(Source code of charts)

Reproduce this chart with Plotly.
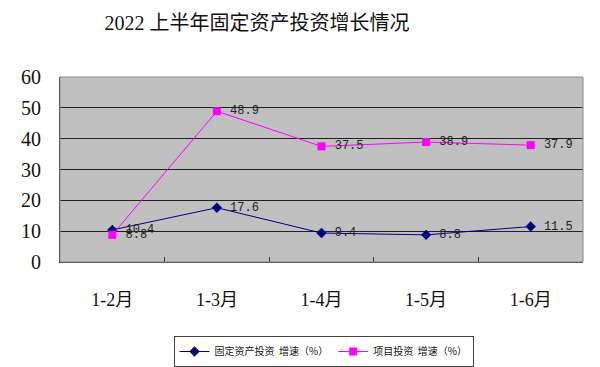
import plotly.graph_objects as go

categories = ["1-2月", "1-3月", "1-4月", "1-5月", "1-6月"]
fixed_asset = [10.4, 17.6, 9.4, 8.8, 11.5]
project = [8.8, 48.9, 37.5, 38.9, 37.9]
fixed_labels = ["10.4", "17.6", "9.4", "8.8", "11.5"]
project_labels = ["8.8", "48.9", "37.5", "38.9", "37.9"]
y_ticks = [0, 10, 20, 30, 40, 50, 60]

serif = "Liberation Serif, Noto Sans CJK SC, serif"
mono = "Liberation Mono, DejaVu Sans Mono, monospace"

fig = go.Figure()
fig.add_trace(go.Scatter(
    x=categories, y=fixed_asset, mode="lines+markers+text",
    name="固定资产投资  增速（%）",
    line=dict(color="#000080", width=1),
    marker=dict(symbol="diamond", size=8, color="#000080"),
    text=fixed_labels, texttemplate=" %{text}", textposition="middle right",
    textfont=dict(family=mono, size=12, color="#222222"),
))
fig.add_trace(go.Scatter(
    x=categories, y=project, mode="lines+markers+text",
    name="项目投资  增速（%）",
    line=dict(color="#FF00FF", width=1),
    marker=dict(symbol="square", size=8, color="#FF00FF"),
    text=project_labels, texttemplate=" %{text}", textposition="middle right",
    textfont=dict(family=mono, size=12, color="#222222"),
))

fig.update_layout(
    width=600, height=367,
    margin=dict(l=60, r=17, t=77, b=105, autoexpand=False),
    paper_bgcolor="white",
    plot_bgcolor="#C0C0C0",
    title=dict(text="2022 上半年固定资产投资增长情况",
               x=257 / 600, xanchor="center", xref="container",
               y=1 - 23 / 367, yanchor="middle", yref="container",
               font=dict(family=serif, size=20, color="#111111")),
    xaxis=dict(
        type="category", range=[-0.5, 4.5],
        showgrid=False, ticks="inside", tickson="boundaries",
        ticklen=5, tickcolor="#333333",
        showline=True, linecolor="#333333", linewidth=1,
        ticklabelstandoff=21, automargin=False,
        tickfont=dict(family=serif, size=18, color="#111111"),
    ),
    yaxis=dict(
        range=[0, 60], tickvals=y_ticks,
        showgrid=True, gridcolor="#222222", gridwidth=1,
        showline=True, linecolor="#333333", linewidth=1,
        zeroline=False, ticks="", automargin=False,
        ticklabelstandoff=14,
        tickfont=dict(family=serif, size=20, color="#111111"),
    ),
    legend=dict(
        orientation="h", x=(171 + 476) / 2 / 600, xanchor="center", xref="container",
        y=1 - 336 / 367, yanchor="top", yref="container",
        bordercolor="#444444", borderwidth=1, bgcolor="white",
        font=dict(family="Noto Sans CJK SC", size=10, color="#111111"),
    ),
    showlegend=True,
)
fig.add_shape(type="rect", xref="paper", yref="paper", x0=0, y0=0, x1=1, y1=1,
              line=dict(color="#888888", width=1))

fig.write_html("out.html")
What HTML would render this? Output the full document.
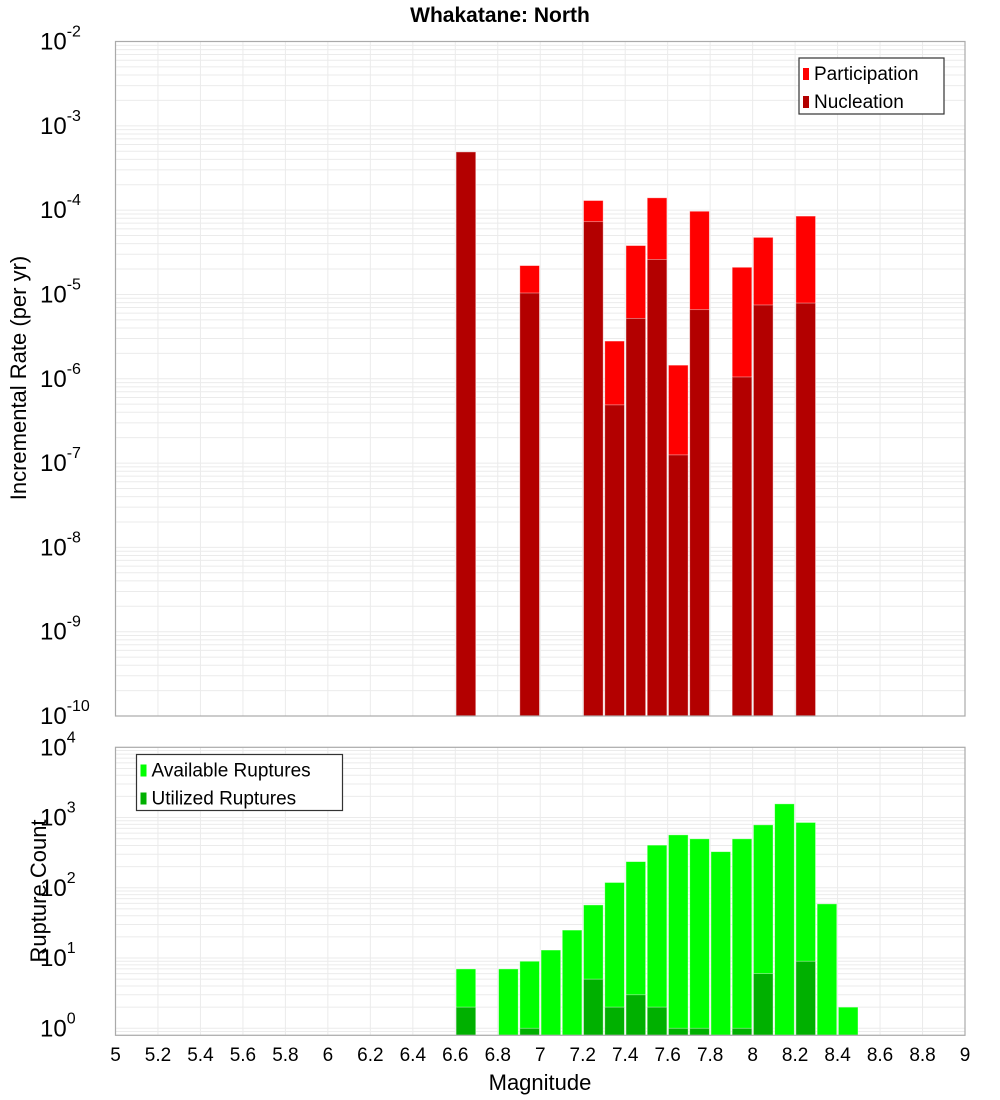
<!DOCTYPE html>
<html><head><meta charset="utf-8"><style>
body{margin:0;background:#fff}
svg{display:block;font-family:"Liberation Sans","DejaVu Sans",sans-serif}
</style></head><body>
<svg id="chart" width="1000" height="1100">
<text x="500" y="22" text-anchor="middle" font-size="21" font-weight="bold">Whakatane: North</text>
<g id="top"></g><g id="bot"></g>
<text x="540" y="1090" text-anchor="middle" font-size="22">Magnitude</text>
<text transform="translate(26,378) rotate(-90)" text-anchor="middle" font-size="22">Incremental Rate (per yr)</text>
<text transform="translate(46,891) rotate(-90)" text-anchor="middle" font-size="22">Rupture Count</text>
</svg>
<script>
const rateMags=[6.65,6.95,7.25,7.35,7.45,7.55,7.65,7.75,7.95,8.05,8.25];
const participation=[4.9e-4,2.2e-5,1.3e-4,2.8e-6,3.8e-5,1.4e-4,1.45e-6,9.7e-5,2.1e-5,4.75e-5,8.5e-5];
const nucleation=[4.9e-4,1.04e-5,7.3e-5,4.9e-7,5.2e-6,2.6e-5,1.25e-7,6.6e-6,1.05e-6,7.5e-6,7.9e-6];
const countMags=[6.65,6.85,6.95,7.05,7.15,7.25,7.35,7.45,7.55,7.65,7.75,7.85,7.95,8.05,8.15,8.25,8.35,8.45];
const available=[7,7,9,13,25,57,119,236,405,567,498,327,498,787,1567,851,59,2];
const utilized=[2,0,1,0,0,5,2,3,2,1,1,0,1,6,0,9,0,0];
const xTicks=[5,5.2,5.4,5.6,5.8,6,6.2,6.4,6.6,6.8,7,7.2,7.4,7.6,7.8,8,8.2,8.4,8.6,8.8,9];
const topExps=[-2,-3,-4,-5,-6,-7,-8,-9,-10];
const botExps=[0,1,2,3,4];
const NS="http://www.w3.org/2000/svg";
const L=115.5,R=965;
function X(m){return L+(m-5)*(R-L)/4;}
function mk(p,t,a){const e=document.createElementNS(NS,t);for(const k in a)e.setAttribute(k,a[k]);p.appendChild(e);return e;}
function axes(g,top,bot,lmin,lmax,Y,exps,name){
  for(let d=Math.floor(lmin);d<lmax;d++)for(let k=1;k<10;k++){const v=d+Math.log10(k);if(v<lmin||v>lmax)continue;
    const l=mk(g,'line',{x1:L,x2:R,y1:Y(Math.pow(10,v)),y2:Y(Math.pow(10,v)),stroke:'#ebebeb','stroke-width':1});
    
    }
  xTicks.forEach(t=>{const l=mk(g,'line',{x1:X(t),x2:X(t),y1:top,y2:bot,stroke:'#ebebeb','stroke-width':1});
    
    });
  exps.forEach(e=>{const t=mk(g,'text',{x:40,y:Y(Math.pow(10,e))+8,'font-size':24});
    
    
    t.textContent='10';const s=mk(t,'tspan',{dy:-13,'font-size':16});s.textContent=String(e);});
}
function frame(g,top,bot,name){const r=mk(g,'rect',{x:L,y:top,width:R-L,height:bot-top,fill:'none',stroke:'#aaa','stroke-width':1.2});
  
  }
function bar(g,m,v,Y,bot,fill,name){if(!v)return;const y=Y(v);const b=mk(g,'rect',{x:X(m-0.05)+0.8,y:y,width:(R-L)/40-1.6,height:bot-y,fill:fill,stroke:'#ffffff','stroke-opacity':0.5,'stroke-width':0.8});
  
  }
function legend(g,x,y,w,items,name){const r=mk(g,'rect',{x:x,y:y,width:w,height:56,fill:'#fff',stroke:'#333','stroke-width':1.2});
  
  
  items.forEach((it,i)=>{const s=mk(g,'rect',{x:x+4,y:y+10+i*28,width:6,height:12,fill:it[1]});
    
    
    const t=mk(g,'text',{x:x+15,y:y+22+i*28,'font-size':19});
    
    
    t.textContent=it[0];});}
// top chart
const tTop=41.5,tBot=716;
const tY=v=>tTop+(-2-Math.log10(v))*(tBot-tTop)/8;
const gt=document.getElementById('top');
axes(gt,tTop,tBot,-10,-2,tY,topExps,'rate');
rateMags.forEach((m,i)=>bar(gt,m,participation[i],tY,tBot,'#ff0000','participation-bar'));
rateMags.forEach((m,i)=>bar(gt,m,nucleation[i],tY,tBot,'#b30000','nucleation-bar'));
frame(gt,tTop,tBot,'rate');
legend(gt,799,58,145,[['Participation','#ff0000'],['Nucleation','#b30000']],'rate-legend');
// bottom chart
const bTop=747.3,bBot=1035.3,bMin=-0.1,bMax=4;
const bY=v=>bBot-(Math.log10(v)-bMin)*(bBot-bTop)/(bMax-bMin);
const gb=document.getElementById('bot');
axes(gb,bTop,bBot,bMin,bMax,bY,botExps,'count');
countMags.forEach((m,i)=>bar(gb,m,available[i],bY,bBot,'#00ff00','available-bar'));
countMags.forEach((m,i)=>bar(gb,m,utilized[i],bY,bBot,'#00b000','utilized-bar'));
frame(gb,bTop,bBot,'count');
legend(gb,136.5,754.5,206,[['Available Ruptures','#00ff00'],['Utilized Ruptures','#00b000']],'count-legend');
xTicks.forEach(t=>{const e=mk(gb,'text',{x:X(t),y:1061,'text-anchor':'middle','font-size':19});
  
  
  e.textContent=String(t);});
</script>
</body></html>
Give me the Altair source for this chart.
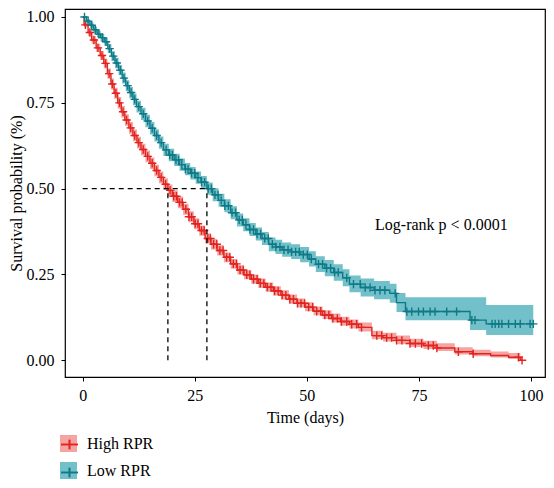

> **Task brief**
Omit every picture, and please return the entries exactly from the first line through the line with "import plotly.graph_objects as go", both included.

> **Final result**
Reproduce this chart with Plotly.
import plotly.graph_objects as go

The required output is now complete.